Childhood and Nature
Publication Type:Web Article
Year of Publication:2008
Childhood and Nature, says teacher-reviewer John Holland, is a wonderful bridge for educators to cross from standards-based education to the magic and wonder of place-based education. It provides guidance on how to design, implement, and evaluate highly imaginative lessons within the context of high stakes assessment in schools.
Childhood and Nature
2008 (184 pp/paperback)
Reviewed by John Holland, NBCT
Richmond (VA) City Schools
My wife and I threw my daughter a birthday party over winter break. It was a fairy themed party designed around the idea of creating fairy houses. I decided to use some of the strategies I discovered in the book Childhood and Nature: Design Principles for Educators. The book, written by David Sobel, the director of Teacher Certification Programs in the Department of Education at Antioch University, is a wonderful bridge for educators to cross from standards-based education to the magic and wonder of place-based education. It provides guidance on how to design, implement, and evaluate highly imaginative lessons within the context of high stakes assessment in schools.

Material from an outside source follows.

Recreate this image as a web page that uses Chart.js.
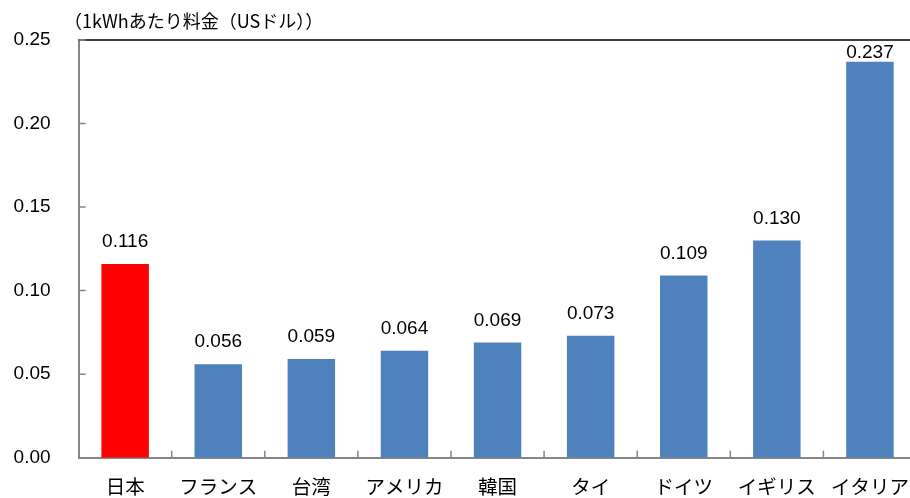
<!DOCTYPE html>
<html>
<head>
<meta charset="utf-8">
<script src="https://cdn.jsdelivr.net/npm/chart.js@4"></script>
<style>
  html, body { margin: 0; padding: 0; background: #fff; overflow: hidden; }
  #wrap { width: 910px; height: 498px; overflow: hidden; position: relative; }
  #barChart { position: absolute; left: 0; top: 0; }
</style>
</head>
<body>
<div id="wrap"><canvas id="barChart" width="918" height="498"></canvas></div>
<script>
// data
var categories = ["日本", "フランス", "台湾", "アメリカ", "韓国", "タイ", "ドイツ", "イギリス", "イタリア"];
var prices = [0.116, 0.056, 0.059, 0.064, 0.069, 0.073, 0.109, 0.130, 0.237];
var barColors = ["#FF0000", "#4F81BD", "#4F81BD", "#4F81BD", "#4F81BD", "#4F81BD", "#4F81BD", "#4F81BD", "#4F81BD"];
var yTicks = [0, 0.05, 0.10, 0.15, 0.20, 0.25];
var unitTitle = "（1kWhあたり料金（USドル））";

var numFont = "'Liberation Sans', Arial, sans-serif";
var jpFont = "'Noto Sans CJK JP', sans-serif";

// title, top border, inward ticks and value labels
var decor = {
    id: 'decor',
    afterDraw: function (chart) {
        var c = chart.ctx;
        var area = chart.chartArea;
        var xs = chart.scales.x;
        var ys = chart.scales.y;
        c.save();

        c.fillStyle = '#000';
        c.font = '18px ' + jpFont;
        c.textBaseline = 'middle';
        c.textAlign = 'left';
        c.fillText(unitTitle, 64, 21);

        c.strokeStyle = '#000';
        c.lineWidth = 1.5;
        c.beginPath();
        c.moveTo(area.left, area.top);
        c.lineTo(area.right, area.top);
        c.stroke();

        c.strokeStyle = '#868686';
        c.lineWidth = 1.5;
        c.beginPath();
        yTicks.forEach(function (v) {
            var y = ys.getPixelForValue(v);
            c.moveTo(area.left, y);
            c.lineTo(area.left + 7, y);
        });
        for (var i = 0; i < categories.length - 1; i++) {
            var x = (xs.getPixelForValue(i) + xs.getPixelForValue(i + 1)) / 2;
            c.moveTo(x, area.bottom);
            c.lineTo(x, area.bottom - 7);
        }
        c.stroke();

        c.fillStyle = '#000';
        c.font = '19px ' + numFont;
        c.textAlign = 'center';
        c.textBaseline = 'middle';
        chart.getDatasetMeta(0).data.forEach(function (bar, i) {
            var y = Math.max(bar.y - 22, area.top + 13);
            c.fillText(prices[i].toFixed(3), bar.x, y);
        });
        c.restore();
    }
};

var ctx = document.getElementById("barChart");
var priceChart = new Chart(ctx, {
    type: 'bar',
    data: {
        labels: categories,
        datasets: [{
            data: prices,
            backgroundColor: barColors,
            barPercentage: 0.51,
            categoryPercentage: 1.0
        }]
    },
    options: {
        responsive: false,
        animation: false,
        devicePixelRatio: 1,
        layout: { padding: { top: 40, right: 1.5, left: 0, bottom: 0 } },
        plugins: {
            legend: { display: false },
            tooltip: { enabled: false }
        },
        scales: {
            x: {
                grid: { display: false, drawTicks: false },
                border: { color: '#868686', width: 2 },
                ticks: { color: '#000', font: { family: jpFont, size: 19.5 }, padding: 17 },
                afterFit: function (s) {
                    s.height = 40.3;
                    s.paddingLeft = 0;
                    s.paddingRight = 0;
                }
            },
            y: {
                min: 0,
                max: 0.25,
                grid: { display: false, drawTicks: false },
                border: { color: '#868686', width: 2 },
                ticks: {
                    stepSize: 0.05,
                    color: '#000',
                    padding: 28,
                    font: { family: numFont, size: 19 },
                    callback: function (v) { return v.toFixed(2); }
                },
                afterFit: function (s) { s.width = 78.6; }
            }
        }
    },
    plugins: [decor]
});
</script>
</body>
</html>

We went on a fairy scavenger hunt along a creek in our local park. We followed clues written on miniature scrolls that talked about the sun, rocks, plants, and trees. Each clue led to one of three "fairy houses" hidden in a hollow tree trunk, a rotted log, and under stacked rocks. I was really nervous because we had a 4-year old boy, nine 8-year old girls, one 8-year old boy, and a 12-year old girl. You might think that with that broad an age range someone would be bored. The beauty of the situation, though, was that everyone had a great time. The 4 year-old boy was just as excited about building a miniature home for a fairy as the 12 year-old girl.

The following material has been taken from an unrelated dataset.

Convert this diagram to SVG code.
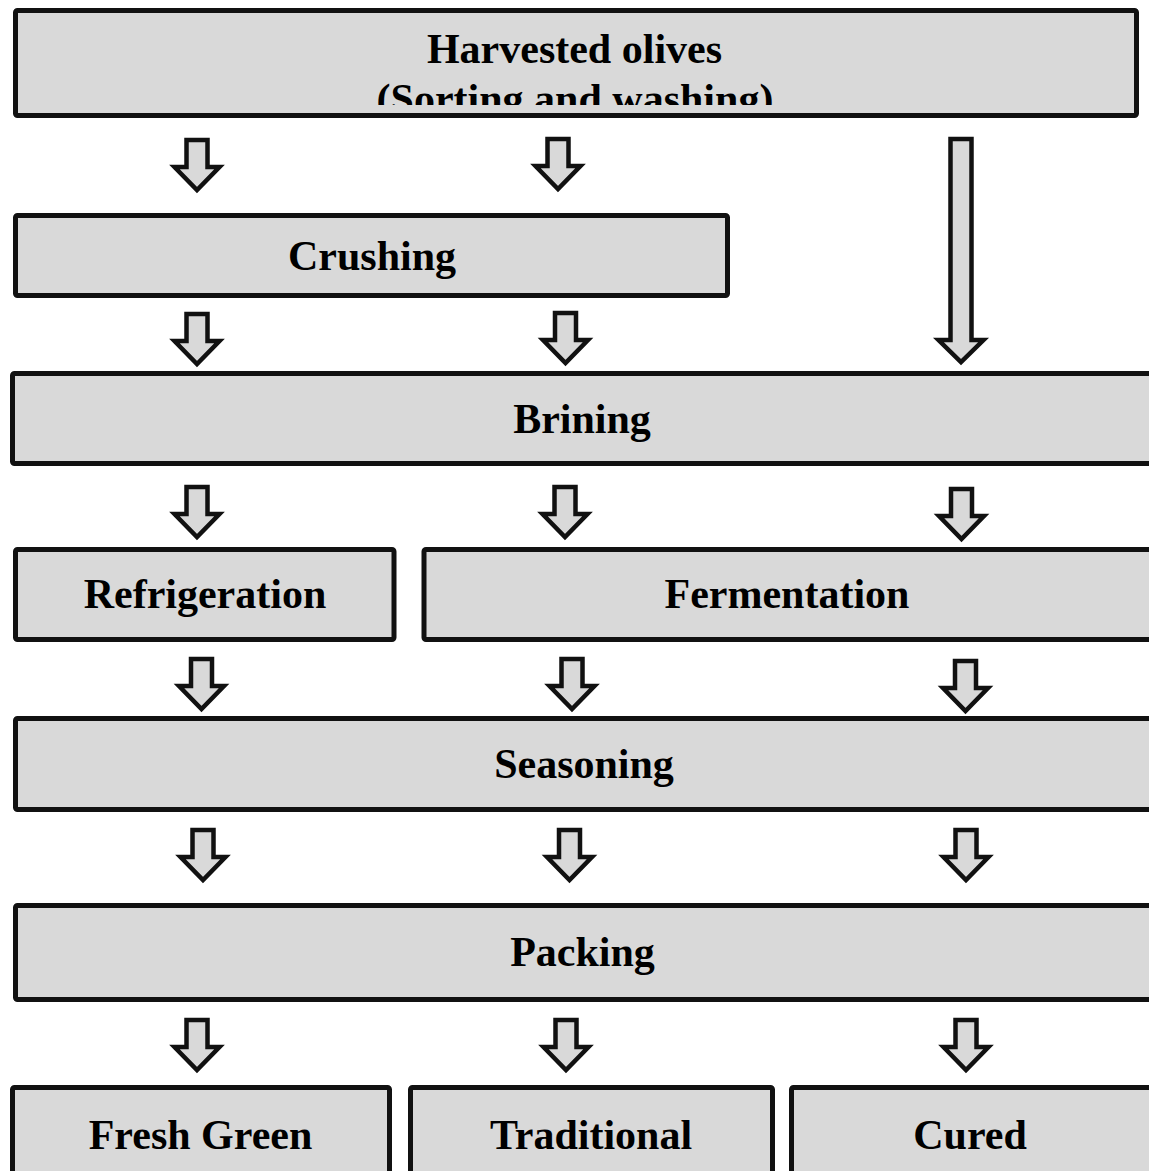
<svg xmlns="http://www.w3.org/2000/svg" width="1149" height="1171" viewBox="0 0 1149 1171">
<style>
.box{fill:#d9d9d9;stroke:#111;stroke-width:5;}
.lbl{font-family:"Liberation Serif","Times New Roman",serif;font-weight:bold;font-size:42px;fill:#000;text-anchor:middle;}
.arr{fill:#d9d9d9;stroke:#111;stroke-width:4.5;stroke-linejoin:miter;}
</style>
<defs>
<path id="a" class="arr" d="M-10.5,0 H10.5 V27 H22.5 L0,50 L-22.5,27 H-10.5 Z"/>
<clipPath id="clipTop"><rect x="0" y="0" width="1149" height="105"/></clipPath>
</defs>
<rect width="1149" height="1171" fill="#fff"/>
<g id="harvested">
<rect class="box" x="15.5" y="10.5" width="1121" height="105" rx="2"/>
<text class="lbl" x="574.5" y="63">Harvested olives</text>
<text class="lbl" x="575" y="113" clip-path="url(#clipTop)">(Sorting and washing)</text>
</g>
<g id="crushing">
<rect class="box" x="15.5" y="215.5" width="712" height="80" rx="2"/>
<text class="lbl" x="372" y="270">Crushing</text>
</g>
<g id="brining">
<rect class="box" x="12.5" y="373.5" width="1145" height="90" rx="2"/>
<text class="lbl" x="582" y="433">Brining</text>
</g>
<g id="refrigeration">
<rect class="box" x="15.5" y="549.5" width="378.5" height="90" rx="2"/>
<text class="lbl" x="205" y="608">Refrigeration</text>
</g>
<g id="fermentation">
<rect class="box" x="424" y="549.5" width="735" height="90" rx="2"/>
<text class="lbl" x="787" y="608">Fermentation</text>
</g>
<g id="seasoning">
<rect class="box" x="15.5" y="718.5" width="1145" height="91" rx="2"/>
<text class="lbl" x="584" y="778">Seasoning</text>
</g>
<g id="packing">
<rect class="box" x="15.5" y="905.5" width="1145" height="94" rx="2"/>
<text class="lbl" x="582.5" y="966">Packing</text>
</g>
<g id="fresh-green">
<rect class="box" x="12.5" y="1087.5" width="377" height="100" rx="2"/>
<text class="lbl" x="200.5" y="1149">Fresh Green</text>
</g>
<g id="traditional">
<rect class="box" x="410.5" y="1087.5" width="362" height="100" rx="2"/>
<text class="lbl" x="591" y="1149">Traditional</text>
</g>
<g id="cured">
<rect class="box" x="791.5" y="1087.5" width="370" height="100" rx="2"/>
<text class="lbl" x="970" y="1149">Cured</text>
</g>
<g id="connectors">
<use href="#a" transform="translate(197,140)"/>
<use href="#a" transform="translate(558,139)"/>
<path class="arr" d="M950.5,139 H971.5 V340 H983.5 L961,362 L938.5,340 H950.5 Z"/>
<use href="#a" transform="translate(197,314)"/>
<use href="#a" transform="translate(565.5,313)"/>
<use href="#a" transform="translate(197,487)"/>
<use href="#a" transform="translate(565,487)"/>
<use href="#a" transform="translate(961.5,489)"/>
<use href="#a" transform="translate(201.5,659)"/>
<use href="#a" transform="translate(572,659)"/>
<use href="#a" transform="translate(965.5,661)"/>
<use href="#a" transform="translate(203,830)"/>
<use href="#a" transform="translate(569.5,830)"/>
<use href="#a" transform="translate(966,830)"/>
<use href="#a" transform="translate(197,1020)"/>
<use href="#a" transform="translate(566,1020)"/>
<use href="#a" transform="translate(966,1020)"/>
</g>
</svg>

David Sobel, the author, talks about this aspect of outdoor play as building small worlds. In the book, he describes how 8th grade students used a creek near their school to create a miniature of the town they lived in, including bridges, a mill, and houses. This book is probably the most spiritually sound book on teaching practice I have ever encountered.

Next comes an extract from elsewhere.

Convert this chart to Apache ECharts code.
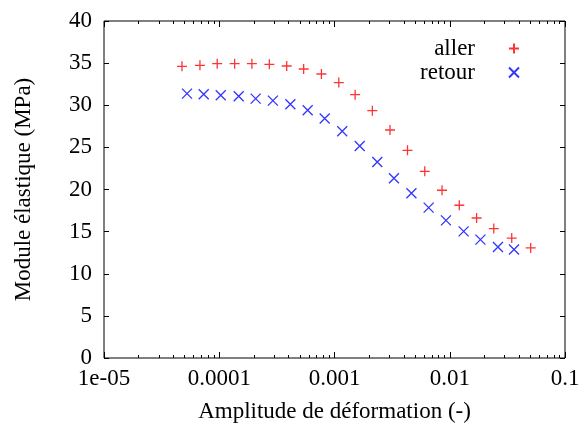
<!DOCTYPE html>
<html>
<head>
<meta charset="utf-8">
<script src="https://cdn.jsdelivr.net/npm/echarts@6/dist/echarts.min.js"></script>
<style>html,body{margin:0;padding:0;background:#fff}#c{width:581px;height:427px}</style>
</head>
<body>
<div id="c"></div>
<script>
const allerStrain = [4.75e-5, 6.8e-5, 9.6e-5, 1.36e-4, 1.92e-4, 2.72e-4, 3.85e-4, 5.4e-4, 7.7e-4, 1.09e-3, 1.51e-3, 2.13e-3, 3.03e-3, 4.3e-3, 6.07e-3, 8.57e-3, 1.21e-2, 1.71e-2, 2.41e-2, 3.45e-2, 5.04e-2];
const allerModulus = [34.62, 34.74, 34.94, 34.94, 34.94, 34.86, 34.66, 34.30, 33.71, 32.69, 31.26, 29.36, 27.06, 24.65, 22.16, 19.91, 18.13, 16.62, 15.36, 14.24, 13.06];
const retourStrain = [5.25e-5, 7.33e-5, 1.03e-4, 1.475e-4, 2.07e-4, 2.92e-4, 4.14e-4, 5.85e-4, 8.22e-4, 1.167e-3, 1.655e-3, 2.35e-3, 3.28e-3, 4.65e-3, 6.56e-3, 9.27e-3, 1.32e-2, 1.845e-2, 2.62e-2, 3.61e-2];
const retourModulus = [31.38, 31.30, 31.18, 31.06, 30.79, 30.55, 30.11, 29.40, 28.42, 26.91, 25.16, 23.26, 21.33, 19.55, 17.85, 16.34, 15.03, 14.05, 13.18, 12.87];
const xTickValues = [1e-5, 1e-4, 1e-3, 1e-2, 1e-1];
const xTickLabels = ['1e-05', '0.0001', '0.001', '0.01', '0.1'];
const seriesNames = ['aller', 'retour'];
const xTitle = 'Amplitude de déformation (-)';
const yTitle = 'Module élastique (MPa)';

const minorTicks = [];
for (let d = 0; d < 4; d++) {
  for (let m = 2; m <= 9; m++) minorTicks.push(m * xTickValues[d]);
}
const FONT = 'Liberation Serif';
const FS = 23;
const plus = 'path://M0,5L10,5M5,0L5,10';
const cross = 'path://M0,0L10,10M10,0L0,10';

function xLabel(v) {
  const i = Math.round(Math.log10(v)) + 5;
  return xTickLabels[i] !== undefined ? xTickLabels[i] : '';
}
function logAxis(pos, ticks, len, labels) {
  return {
    type: 'log', logBase: 10, min: 1e-5, max: 0.1, position: pos,
    axisLine: { show: false },
    splitLine: { show: false },
    axisTick: { show: true, inside: true, length: len, customValues: ticks, lineStyle: { color: '#000', width: 1 } },
    axisLabel: labels ? { show: true, customValues: xTickValues, formatter: xLabel, fontFamily: FONT, fontSize: FS, color: '#000', margin: 9, hideOverlap: false } : { show: false },
    name: labels ? xTitle : '', nameLocation: 'middle', nameGap: 42,
    nameTextStyle: { fontFamily: FONT, fontSize: FS, color: '#000' }
  };
}
function linAxis(pos, labels) {
  return {
    type: 'value', min: 0, max: 40, interval: 5, position: pos,
    axisLine: { show: false }, splitLine: { show: false },
    axisTick: { show: true, inside: true, length: 5, lineStyle: { color: '#000', width: 1 } },
    axisLabel: labels ? { show: true, fontFamily: FONT, fontSize: FS, color: '#000', margin: 12 } : { show: false },
    name: labels ? yTitle : '', nameLocation: 'middle', nameGap: 69,
    nameTextStyle: { fontFamily: FONT, fontSize: FS, color: '#000' }
  };
}
const chart = echarts.init(document.getElementById('c'), null, { renderer: 'canvas' });
chart.setOption({
  animation: false,
  backgroundColor: '#fff',
  grid: { left: 104, right: 16, top: 21, bottom: 69, containLabel: false, outerBoundsMode: 'none',
          show: true, borderColor: '#000', borderWidth: 1, backgroundColor: 'transparent' },
  xAxis: [
    logAxis('bottom', xTickValues, 6, true),
    logAxis('bottom', minorTicks, 3, false),
    logAxis('top', xTickValues, 6, false),
    logAxis('top', minorTicks, 3, false)
  ],
  yAxis: [linAxis('left', true), linAxis('right', false)],
  legend: [
    { data: [seriesNames[0]], orient: 'vertical', align: 'right', right: 56, top: 32, itemWidth: 10, itemHeight: 10,
      textStyle: { fontFamily: FONT, fontSize: FS, color: '#000', padding: [0, 29, 0, 0] } },
    { data: [seriesNames[1]], orient: 'vertical', align: 'right', right: 56, top: 56, itemWidth: 10, itemHeight: 10,
      textStyle: { fontFamily: FONT, fontSize: FS, color: '#000', padding: [0, 29, 0, 0] } }
  ],
  series: [
    { name: seriesNames[0], type: 'scatter', xAxisIndex: 0, yAxisIndex: 0, symbol: plus, symbolSize: 10,
      itemStyle: { color: 'rgba(0,0,0,0)', borderColor: '#ff0000', borderWidth: 1.3 },
      data: allerStrain.map((x, i) => [x, allerModulus[i]]) },
    { name: seriesNames[1], type: 'scatter', xAxisIndex: 0, yAxisIndex: 0, symbol: cross, symbolSize: 10,
      itemStyle: { color: 'rgba(0,0,0,0)', borderColor: '#0000ff', borderWidth: 1.3 },
      data: retourStrain.map((x, i) => [x, retourModulus[i]]) }
  ]
});
</script>
</body>
</html>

The practical design principles that Sobel describes include: Adventure, Fantasy & Imagination, Animal Allies, Maps & Paths, Special Places, Small Worlds, and Hunting & Gathering. In one section Sobel describes the "Ecology of Authentic Curriculum" as drawing on play, fascination, group chemistry, serendipity, teacher capitalization, and the collective unconscious.
This book can be seen as the practical companion to Richard Louv's influential book Last Child in the Woods, and also the bill currently (January 2009) moving through Congress, No Child Left Inside. If NCLI becomes law, this book could be the way it is implemented to support effective and compassionate teaching in our schools.
I highly recommend this book because every time I pick it up it makes me want to take my class outside to teach.